Affaibli depuis l’imprudente et malheureuse guerre de sept ans, le cabinet de Versailles avait assisté au partage de la Pologne sans le traverser, avait vu préparer la chute de l’empire ottoman sans y mettre obstacle, et avait même laissé succomber, sans le soutenir, le parti républicain de Hollande, son allié, sous les coups de la Prusse et de l’Angleterre. Celles-ci avaient rétabli militairement, en 1787, le stathoudérat héréditaire dans les Provinces-Unies. Le seul acte qui eût honoré la politique française avait été l’appui heureux donné à l’émancipation de l’Amérique du nord. La révolution de 1789, en étendant l’influence morale de la France, diminua encore davantage son influence diplomatique.

L’Angleterre, que gouvernait le jeune Pitt, s’était alarmée en 1788 des projets ambitieux de la Russie. Elle avait formé une alliance avec la Prusse et la Hollande pour y mettre un terme. Les hostilités étaient sur le point de commencer lorsque l’empereur Joseph mourut, en février 1790, et fut remplacé par Léopold, qui accepta en juillet la convention de Reichenbach.

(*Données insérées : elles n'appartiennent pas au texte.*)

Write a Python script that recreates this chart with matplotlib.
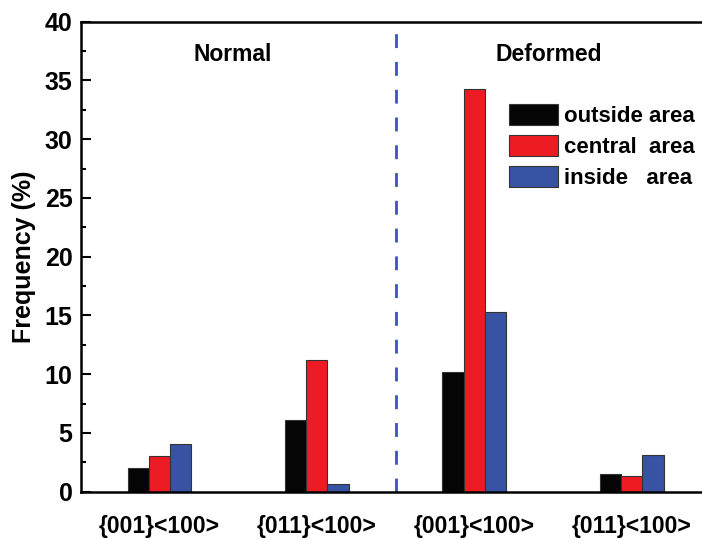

Cette convention posa, sous la médiation de l’Angleterre, de la Prusse et de la Hollande, les bases de la paix entre l’Autriche et la Turquie, qui fut définitivement signée à Sistove le 4 août 1791 ; elle pourvut en même temps à la pacification des troubles des Pays-Bas. Pressée par l’Angleterre et la Prusse, Catherine II fit également la paix avec la Porte à Jassy, le 29 décembre 1791. Ces négociations, et les traités qui en résultèrent, comblèrent l’arriéré des luttes politiques du xviiie siècle, et laissèrent les puissances libres de s’occuper de la révolution française.